The Booker Prize winner specialized in the French Romantics.
Sarah Cascone ShareShare This Article
Prominent British novelist and art historian Anita Brookner died March 10 at the age of 87.
Born in London to Jewish immigrant parents from Poland, Brookner dedicated her life to her work. “That’s why I write. Because I have no children,” she told the Telegraph in 2009. She didn’t have much time for parties, either. “I ration myself strictly with regard to social life. I try not to give offense and I am never brutal, but I do say no,” she told the Paris Review in a 1987 interview.
A graduate of King’s College London and the Courtauld Institute of Art in London, where she studied under art historian Anthony Blunt before he was revealed as a Soviet spy, Brookner specialized in French artists, publishing works on Jean-Baptiste Greuze (the subject of her doctorate), Jean-Antoine Watteau, and Jacques-Louis David.
At Cambridge University, she was hired as the Slade chair of fine art in the 1960s, the first woman to hold the post. She retired from academic life in 1988, and was awarded the Commander of the Order of the British Empire in 1990.
Brookner turned to fiction writing in the 1980s, publishing her first novel, A Start in Life, at age 53 in 1981. Her career as a novelist took off, and she was awarded the Booker Prize for her fourth effort, Hotel du Lac, in 1984.
Widely considered autobiographical, Brookner’s novels have a very different tone than her earlier academic works. “Though Brookner’s art histories bubble with the delight of discovery and joyful exposition,” wrote the Guardian‘s Michael McNay in her obituary, “her novels tend to describe a gray milieu of enervated, stranded and tentatively hopeless women.”

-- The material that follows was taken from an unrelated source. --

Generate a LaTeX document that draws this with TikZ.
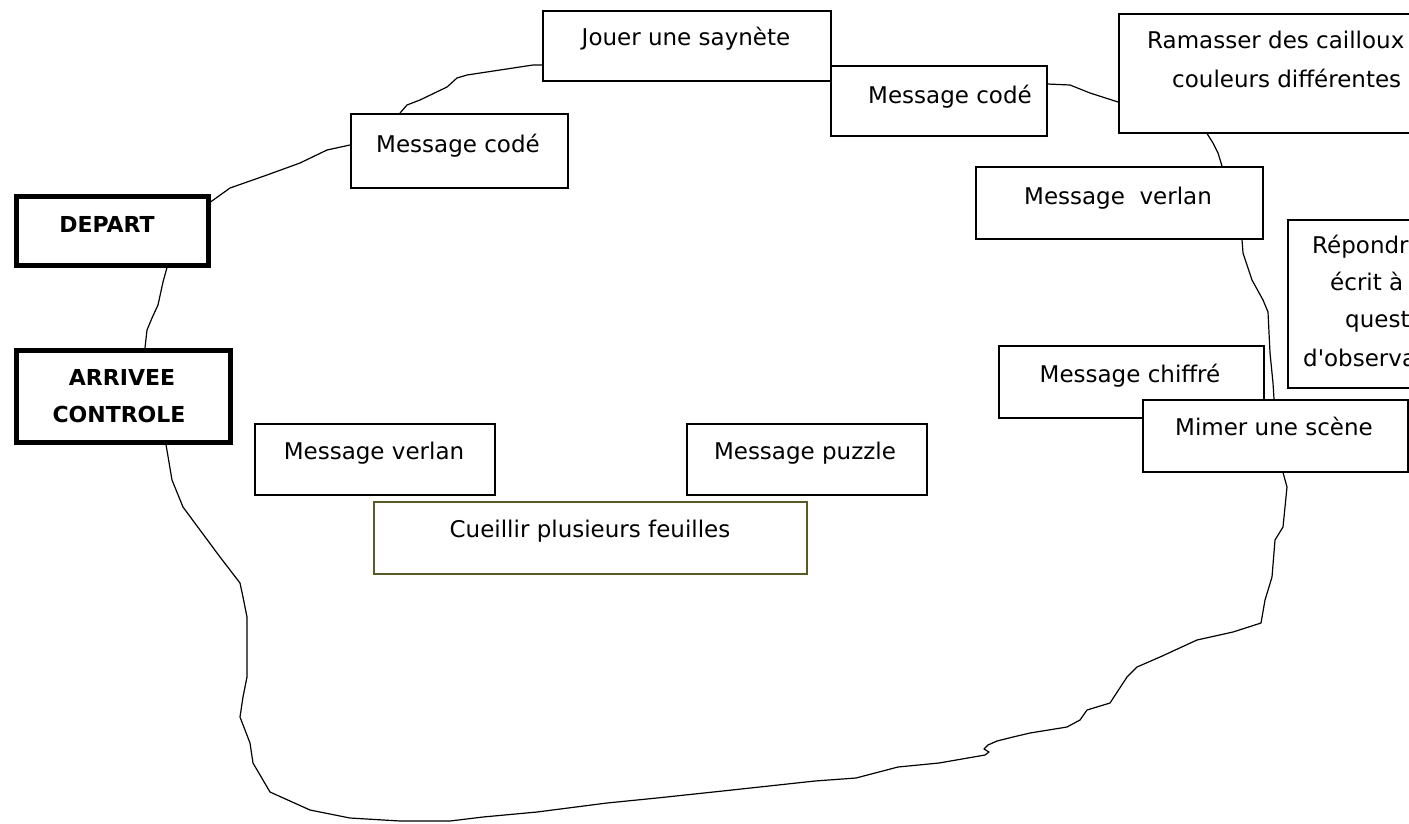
\documentclass[tikz,border=0pt]{standalone}
\usepackage{fontspec}
\setmainfont{DejaVu Sans}
\begin{document}
\begin{tikzpicture}[x=1pt,y=-1pt,
  box/.style={draw, line width=1.5pt, fill=white, inner sep=0pt, anchor=north west},
  thickbox/.style={box, line width=4.5pt},
  olivebox/.style={box, draw={rgb,255:red,90;green,90;blue,40}},
  lbl/.style={inner sep=0pt, font=\fontsize{23}{28}\selectfont, text height=17pt, text depth=3pt},
  blbl/.style={lbl, font=\fontsize{22}{28}\selectfont\bfseries},
  trail/.style={line width=1.2pt, line join=round}]
\path[use as bounding box, fill=white] (0,0) rectangle (1409,823);
\clip (0,0) rectangle (1409,823);

% boxes
\node[box, minimum width=288pt, minimum height=70pt] (jouer) at (542,10) {};
\node[box, minimum width=216pt, minimum height=70pt] (mcA) at (830,65) {};
\node[box, minimum width=356pt, minimum height=119pt] (ramasser) at (1118,13) {};
\node[box, minimum width=217pt, minimum height=74pt] (mcB) at (350,113) {};
\node[thickbox, minimum width=192pt, minimum height=69pt] (depart) at (14,194) {};
\node[thickbox, minimum width=214pt, minimum height=92pt] (arrivee) at (14,348) {};
\node[box, minimum width=287pt, minimum height=72pt] (mvA) at (975,166) {};
\node[box, minimum width=230pt, minimum height=168pt] (repondre) at (1287,219) {};
\node[box, minimum width=265pt, minimum height=72pt] (chiffre) at (998,345) {};
\node[box, minimum width=265pt, minimum height=72pt] (mimer) at (1142,399) {};
\node[box, minimum width=240pt, minimum height=71pt] (mvB) at (254,423) {};
\node[box, minimum width=240pt, minimum height=71pt] (puzzle) at (686,423) {};
\node[olivebox, minimum width=433pt, minimum height=72pt] (cueillir) at (373,501) {};

% texts
\node[lbl] (tjouer) at (686,38) {Jouer une saynète};
\node[lbl] (tmcA) at (950,96) {Message codé};
\node[lbl, anchor=west] (tram1) at (1147,41) {Ramasser des cailloux de};
\node[lbl, anchor=west] (tram2) at (1172,80) {couleurs différentes};
\node[lbl] (tmcB) at (458,145) {Message codé};
\node[blbl] (tdep) at (107,225) {DEPART};
\node[blbl] (tarr1) at (122,378) {ARRIVEE};
\node[blbl] (tarr2) at (119,415) {CONTROLE};
\node[lbl] (tmvA) at (1118,197) {Message\ \ verlan};
\node[lbl, anchor=west] (trep1) at (1312,246) {Répondre par};
\node[lbl, anchor=west] (trep2) at (1330,283) {écrit à des};
\node[lbl, anchor=west] (trep3) at (1345,320) {questions};
\node[lbl, anchor=west] (trep4) at (1303,359) {d\textquotesingle observation};
\node[lbl] (tchif) at (1130,375) {Message chiffré};
\node[lbl] (tmim) at (1274,428) {Mimer une scène};
\node[lbl] (tmvB) at (374,452) {Message verlan};
\node[lbl] (tpuz) at (805,452) {Message puzzle};
\node[lbl] (tcue) at (590,530) {Cueillir plusieurs feuilles};

% trail
\draw[trail] ([yshift=-8pt]depart.north east) -- (230,188) -- (267,175) -- (300,163) -- (327,150) -- ([yshift=-32pt]mcB.north west);
\draw[trail] ([xshift=50pt]mcB.north west) -- (407,105) -- (420,100) -- (447,87) -- (457,78) -- (467,75) -- (500,70) -- (533,65) -- ([yshift=-55pt]jouer.north west);
\draw[trail] ([yshift=-19pt]mcA.north east) -- (1070,85) -- (1090,93) -- ([yshift=-89pt]ramasser.north west);
\draw[trail] ([xshift=89pt]ramasser.south west) -- (1213,143) -- (1218,153) -- ([xshift=247pt]mvA.north west);
\draw[trail] ([xshift=267pt]mvA.south west) -- (1243,253) -- (1252,280) -- (1263,300) -- (1268,312) -- (1270,353) -- (1273,383) -- ([xshift=132pt]mimer.north west);
\draw[trail] ([xshift=141pt]mimer.south west) -- (1287,487) -- (1283,527) -- (1275,540) -- (1272,577) -- (1265,600) -- (1261,623) -- (1233,632) -- (1197,640) -- (1160,657) -- (1137,667) -- (1127,677) -- (1110,703) -- (1087,710) -- (1080,720) -- (1067,727) -- (1030,733) -- (1013,737) -- (997,741) -- (988,745) -- (984,749) -- (989,752) -- (985,755) -- (939,763) -- (898,767) -- (856,778) -- (815,781) -- (732,790) -- (657,798) -- (607,803) -- (537,812) -- (483,817) -- (450,821) -- (400,821) -- (350,818) -- (310,810) -- (270,792) -- (253,763) -- (250,743) -- (240,717) -- (243,697) -- (247,677) -- (247,617) -- (243,597) -- (240,583) -- (220,557) -- (200,530) -- (183,507) -- (172,480) -- ([xshift=152pt]arrivee.south west);
\draw[trail] ([xshift=153pt]depart.south west) -- (163,282) -- (158,305) -- (152,318) -- (147,330) -- ([xshift=131pt]arrivee.north west);
\end{tikzpicture}
\end{document}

“It was an exercise in self-analysis,” said Brookner of her first foray into fiction to the Paris Review. “I tried to make it as objective as possible—no self-pity and no self-justification. But what is interesting about self-analysis is that it leads nowhere—it is an art form in itself.”
Her most recently released book was the 2011 e-book At the Hairdresser’s. Though Brookner’s later years focused on fiction, she did continue writing occasional article for specialist journals, and published Romanticism and Its Discontents, an examination of the works of eight French Romantic artists and writers, in 2000.